The DefCon Kids conference debuted this past weekend for hackers aged 8-16 years old, ushering in a brave new world where the hacker skill-set is finally given some long overdue props and a venue is provided for kids to work on their mad puzzle and computer skillz.
Honestly, I thought this conference sounded like a massive vanity project for all the parent hackers that have been attending the DefCon Hacker conference for the past 19 years. But after checking out the agenda for the event, I wished that my kids could’ve gone. With classes like “Secrets Revealed,” all about the code-breakers of WWII that beat the German’s Enigma machine, a keynote that goes over the ethics and legal issues of hacking, and speakers from the NSA and Dept. of Homeland Security, it sounds like a geek’s dream weekend.
The founder of HacKid, which helped put together the agenda for the DefCon Kids conference, Chris Hoff, represents the type of parent you can most easily imagine attending the conference with his children. He describes his kids as being “born digitally native” and genetically predisposed to hack. Keynote speaker and DefCon founder “The Dark Tangent,” aka Jeff Moss, professes to be “jealous” of kids these days because they have so many advantages with all their friends on computers compared to when he was boy.
While the session on “Puzzle Solving,” which appears to be code for Hacking 101, might seem alarming:
Often, very high security locks can be opened in seconds because of design flaws or problems that can be exploited.

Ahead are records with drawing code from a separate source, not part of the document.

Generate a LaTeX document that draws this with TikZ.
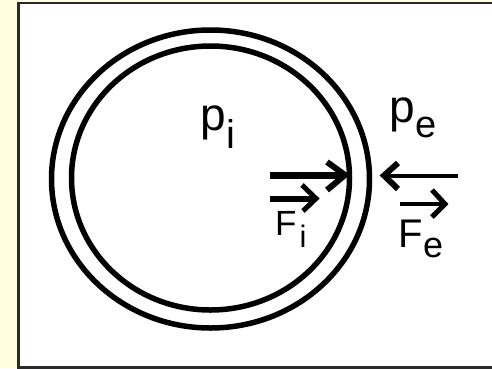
\documentclass[tikz,border=0pt]{standalone}
\usepackage{fontspec}
\setmainfont{Liberation Sans}
\definecolor{paleyellow}{HTML}{FFFFDE}
\definecolor{framegray}{HTML}{2A2A2A}
\begin{document}
\begin{tikzpicture}[x=1pt,y=-1pt,
  lbl/.style={inner sep=0pt, anchor=base west},
  ring/.style={line width=5.5pt},
  shaft/.style={line cap=butt},
  chev/.style={line join=miter, line cap=butt}]
\useasboundingbox (0,0) rectangle (492,368);
\fill[paleyellow] (0,0) rectangle (492,368);
\fill[white] (18,3) rectangle (492,367);
\draw[framegray, line width=2.5pt] (493,3) -- (18.5,3) -- (18.5,367.5) -- (493,367.5);
% rings
\draw[ring] (210.5,179) ellipse [x radius=159, y radius=149];
\draw[ring] (210.5,178) ellipse [x radius=139, y radius=132];
% labels
\node[lbl, font=\fontsize{46}{46}\selectfont] (pi) at (200,130) {p};
\node[lbl, font=\fontsize{40}{40}\selectfont] (pisub) at (226,148) {i};
\node[lbl, font=\fontsize{46}{46}\selectfont] (pe) at (389,122) {p};
\node[lbl, font=\fontsize{38}{38}\selectfont] (pesub) at (415,137) {e};
\node[lbl, font=\fontsize{35}{35}\selectfont] (fi) at (275,235) {F};
\node[lbl, font=\fontsize{31}{31}\selectfont] (fisub) at (299.5,247) {i};
\node[lbl, font=\fontsize{40}{40}\selectfont] (fe) at (398.5,247) {F};
\node[lbl, font=\fontsize{36}{36}\selectfont] (fesub) at (423,257) {e};
% internal force arrow
\coordinate (a1s) at (270,175);
\coordinate (a1e) at (345,175);
\draw[shaft, line width=7pt] (a1s) -- (a1e);
\draw[chev, line width=6pt] (327,162) -- (a1e) -- (327,190);
% vector arrow over F_i
\coordinate (v1s) at (270,198.5);
\coordinate (v1e) at (316,198.5);
\draw[shaft, line width=6pt] (v1s) -- (v1e);
\draw[chev, line width=5pt] (302,185) -- (v1e) -- (303,211);
% external force arrow
\coordinate (a2s) at (458,175.5);
\coordinate (a2e) at (384,175.5);
\draw[shaft, line width=4pt] (a2s) -- (a2e);
\draw[chev, line width=6pt] (398,163) -- (a2e) -- (398,189);
% vector arrow over F_e
\coordinate (v2s) at (400,204);
\coordinate (v2e) at (445,204);
\draw[shaft, line width=4pt] (v2s) -- (v2e);
\draw[chev, line width=5pt] (432,190) -- (v2e) -- (432,217);
\end{tikzpicture}
\end{document}
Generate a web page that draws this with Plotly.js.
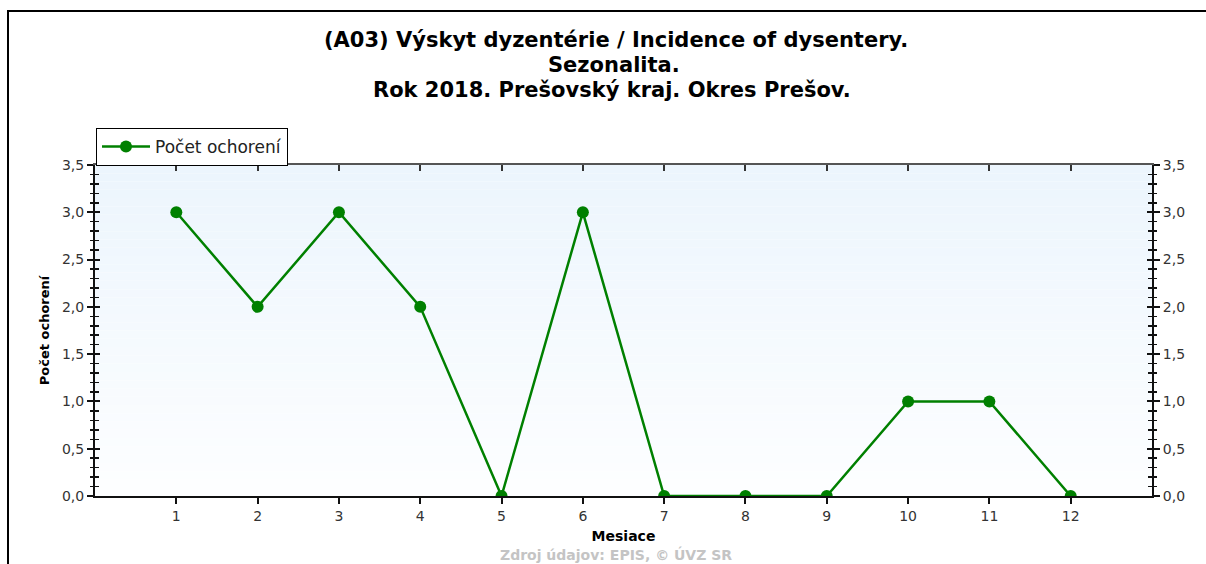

Locks and their defeat can be seen as the solution to a puzzle. The trick is to figure out what the “secret” is that will allow the lock to be opened without the right key or combination.
In our presentation, five experts will discuss and participate in demonstrations of how different locks have been analyzed and defeated through the use of imagination, commonly-available items, and an understanding of how things work. large component of the conference and sessions deal with the ethics of hacking and how security professionals use their skills to protect people, not exploit them.
In actuality, a large component of the conference and sessions deal with the ethics of hacking and how security professionals use their skills to protect people, not exploit them. With gifted, computer-savvy children and hacks available for pretty much every electronic device in one’s household, I think conferences and workshops for kids to teach the legal issues and ramifications of their tinkering is something that should be on a parents’ radar, especially if they themselves aren’t so technical.
Would you attend a hacking conference with your child? Do you hack things around the house with your kids?